Excited by the potential of milk chocolate, which at that time was a Swiss luxury product, Milton Hershey determined to develop a formula for milk chocolate and market and sell it to the American public. Through trial and error he created his own formula for milk chocolate. In 1903 he began construction on what was to become the world's largest chocolate manufacturing plant. The facility, completed in 1905, was designed to manufacture chocolate using the latest mass production techniques. Hershey's milk chocolate quickly became the first nationally marketed product of its kind.
With Milton Hershey's success came a profound sense of moral responsibility and benevolence. His ambitions were not limited to producing chocolate. Hershey envisioned a complete new community around his factory. He built a model town for his employees that included comfortable homes, an inexpensive public transportation system, a quality public school system and extensive recreational and cultural opportunities. Unlike other industrialists of his time, Hershey avoided building a faceless company town with row houses. He wanted a "real home town" with tree-lined streets, single- and two-family brick houses, and manicured lawns. He was concerned about providing adequate recreation and diversions, so he built a park that opened on April 24, 1907, and expanded rapidly over the next several years. Amusement rides, a swimming pool, and a ballroom were added. Soon, trolley cars and trains were bringing thousands of out-of-town visitors to the park.
Many of the town's impressive structures were built during the Great Depression, as part of Milton Hershey's "Great Building Campaign," to provide jobs. It was then that monumental structures such as The Hotel Hershey, community center, theatre, sports arena and stadium were constructed, transforming the town into a major tourist attraction that continues to grow in popularity each year.

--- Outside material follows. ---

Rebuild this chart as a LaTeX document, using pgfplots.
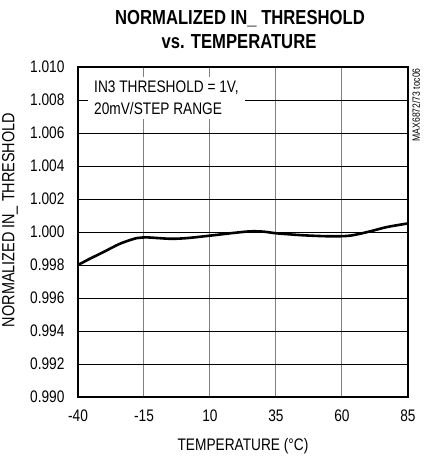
\documentclass[border=0pt]{standalone}
\usepackage{fontspec}
\setmainfont{Liberation Sans}[FakeStretch=0.82]
\usepackage{pgfplots}
\pgfplotsset{compat=1.18}

\begin{document}
\begin{tikzpicture}
\newcommand{\lblfont}{\fontsize{16.7bp}{20bp}\selectfont}
\begin{axis}[
  name=ax,
  at={(0,0)}, anchor=south west,
  scale only axis,
  width=330bp, height=330bp,
  xmin=-40, xmax=85,
  ymin=0.990, ymax=1.010,
  xtick={-40,-15,10,35,60,85},
  xticklabels={-40,-15,10,35,60,85},
  ytick={0.990,0.992,0.994,0.996,0.998,1.000,1.002,1.004,1.006,1.008,1.010},
  yticklabels={0.990,0.992,0.994,0.996,0.998,1.000,1.002,1.004,1.006,1.008,1.010},
  major tick length=0pt,
  tick style={draw=none},
  grid=major,
  x grid style={draw=black!50, line width=1bp},
  y grid style={draw=black, line width=0.8bp},
  axis line style={line width=2.6bp},
  xticklabel style={font=\lblfont, yshift=-9bp},
  yticklabel style={font=\lblfont, xshift=-10bp},
]
\addplot [black, line width=2.6bp, smooth, tension=0.5]
coordinates {
(-40,0.99800) (-35.5,0.99838) (-30.4,0.99878) (-24.1,0.99929)
(-17.8,0.99963) (-14.6,0.99968) (-5.1,0.99959) (1.2,0.99963)
(10.1,0.99978) (17.6,0.99992) (25.2,1.00004) (30.3,1.00002)
(35.3,0.99992) (45.4,0.99980) (55.5,0.99974) (63.1,0.99978)
(70.7,1.00004) (77,1.00030) (85,1.00052)
};
\node [fill=white, anchor=north west, align=left, inner xsep=6bp, inner ysep=4bp,
       font=\fontsize{16.7bp}{21.7bp}\selectfont]
  at (rel axis cs:0,1) [xshift=10bp, yshift=-10bp]
  {IN3 THRESHOLD = 1V,\\20mV/STEP RANGE};
\end{axis}
\node [anchor=base, font=\bfseries\fontsize{20.3bp}{24bp}\selectfont]
  at ([xshift=-3bp, yshift=42bp]ax.north) {NORMALIZED IN\_ THRESHOLD};
\node [anchor=base, font=\bfseries\fontsize{20.3bp}{24bp}\selectfont]
  at ([xshift=-4bp, yshift=18.7bp]ax.north) {vs. TEMPERATURE};
\node [anchor=base, font=\lblfont]
  at ([yshift=-53bp]ax.south) {TEMPERATURE (°C)};
\node [anchor=center, rotate=90, font=\fontsize{17.6bp}{20bp}\selectfont]
  at ([xshift=-68bp, yshift=12bp]ax.west) {NORMALIZED IN\_ THRESHOLD};
\node [anchor=east, rotate=90, inner sep=0pt, font=\fontsize{10.5bp}{12bp}\selectfont]
  at ([xshift=8bp, yshift=-1bp]ax.north east) {MAX6872/73 toc06};
\pgfresetboundingbox
\path[use as bounding box] (-78bp,-64bp) rectangle (358bp,397bp);
\end{tikzpicture}
\end{document}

Milton Hershey's business success allowed him to practice an extensive philanthropy. In 1909, unable to have children of their own, he and his wife Catherine established a school for orphan boys that today is known as the Milton S. Hershey School. In 1918, three years after Catherine's premature death, Milton Hershey endowed the school with his entire fortune of Hershey Chocolate Company stock. He took great pride in the growth of the school, the town, and his business. For the rest of his life, he always placed the quality of his product and the well-being of his workers ahead of profits.
In 1935, Milton Hershey established The M.S. Hershey Foundation, a small, private charitable foundation to provide educational and cultural opportunities for local residents. The Foundation supports four entities: The Hershey Story and Hershey Gardens, the Hershey Theatre and the Hershey Community Archives.

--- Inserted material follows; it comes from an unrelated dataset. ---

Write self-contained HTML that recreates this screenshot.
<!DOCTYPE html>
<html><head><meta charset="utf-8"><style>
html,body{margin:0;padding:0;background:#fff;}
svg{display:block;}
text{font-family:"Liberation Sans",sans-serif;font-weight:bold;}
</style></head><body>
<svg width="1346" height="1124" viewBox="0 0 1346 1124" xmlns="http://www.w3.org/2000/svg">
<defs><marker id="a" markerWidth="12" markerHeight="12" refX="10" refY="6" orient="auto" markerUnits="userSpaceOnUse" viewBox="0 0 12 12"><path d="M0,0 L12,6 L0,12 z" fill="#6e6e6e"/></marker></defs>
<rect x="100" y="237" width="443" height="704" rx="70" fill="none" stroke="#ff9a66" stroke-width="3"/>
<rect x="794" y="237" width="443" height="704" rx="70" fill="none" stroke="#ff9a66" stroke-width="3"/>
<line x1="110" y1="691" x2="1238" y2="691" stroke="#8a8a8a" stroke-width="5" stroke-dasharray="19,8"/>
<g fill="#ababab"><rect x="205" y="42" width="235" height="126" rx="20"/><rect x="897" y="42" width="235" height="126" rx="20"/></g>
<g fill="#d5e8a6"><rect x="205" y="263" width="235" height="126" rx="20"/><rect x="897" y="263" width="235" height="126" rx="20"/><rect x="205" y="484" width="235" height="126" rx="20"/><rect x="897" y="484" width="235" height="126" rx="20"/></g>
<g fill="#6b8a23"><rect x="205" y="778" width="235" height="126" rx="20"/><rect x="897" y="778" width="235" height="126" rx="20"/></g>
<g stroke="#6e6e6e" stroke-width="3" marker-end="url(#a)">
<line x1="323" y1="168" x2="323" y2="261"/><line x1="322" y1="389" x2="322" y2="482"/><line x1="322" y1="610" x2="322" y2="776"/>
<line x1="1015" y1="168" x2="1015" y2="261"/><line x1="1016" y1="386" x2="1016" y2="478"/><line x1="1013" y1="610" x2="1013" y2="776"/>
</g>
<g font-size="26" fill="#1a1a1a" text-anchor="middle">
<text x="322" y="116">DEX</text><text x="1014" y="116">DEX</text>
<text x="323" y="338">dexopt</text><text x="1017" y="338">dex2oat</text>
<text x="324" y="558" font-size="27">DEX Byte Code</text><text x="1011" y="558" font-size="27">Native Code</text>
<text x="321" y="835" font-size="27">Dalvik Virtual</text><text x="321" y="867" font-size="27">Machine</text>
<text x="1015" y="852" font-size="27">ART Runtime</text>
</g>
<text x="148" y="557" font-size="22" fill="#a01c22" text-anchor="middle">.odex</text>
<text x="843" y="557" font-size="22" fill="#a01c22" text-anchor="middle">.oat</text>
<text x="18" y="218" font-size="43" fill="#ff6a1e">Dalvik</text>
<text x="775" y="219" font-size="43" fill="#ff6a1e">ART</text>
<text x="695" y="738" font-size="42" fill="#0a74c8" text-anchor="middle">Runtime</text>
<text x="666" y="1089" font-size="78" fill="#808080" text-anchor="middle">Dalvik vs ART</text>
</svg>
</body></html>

In 1963, The Milton S. Hershey
Medical Center of The Pennsylvania State
University was founded with a $50 million award from the Milton
Hershey School Trust Fund for construction and endowment, and $21.3 million from
the U.S. Public Health Services. The College of Medicine enrolled its first
students in 1967 and has conferred 2,182 doctor of medicine degrees.
The Milton S. Hershey Testamentary Trust makes an annual contribution to
the Derry Township School District, the local public school district.
Since his death in 1945 at age 88, Milton Hershey's legacy has thrived with a constantly changing world. Today, Milton Hershey School, the institution he and his wife founded, nurtures more than 2,000 financially needy boys and girls in grades K-12. The school and the Hershey philanthropy are perpetuated through the holdings of the Milton Hershey School Trust, which in turn derives much of its support from the profits of The Hershey Company and Hershey Entertainment & Resorts Company.
The town of Hershey continues to be a special place for its residents and a popular attraction for millions of visitors annually. The Hershey Company is the nation's leading manufacturer of confectionery products and Hershey Entertainment & Resorts continues to provide attractions and accommodations in Hershey that exceed guests' expectations. Indeed, Milton Hershey's accomplishments do speak for themselves.
His deeds are his monument. His life is our inspiration.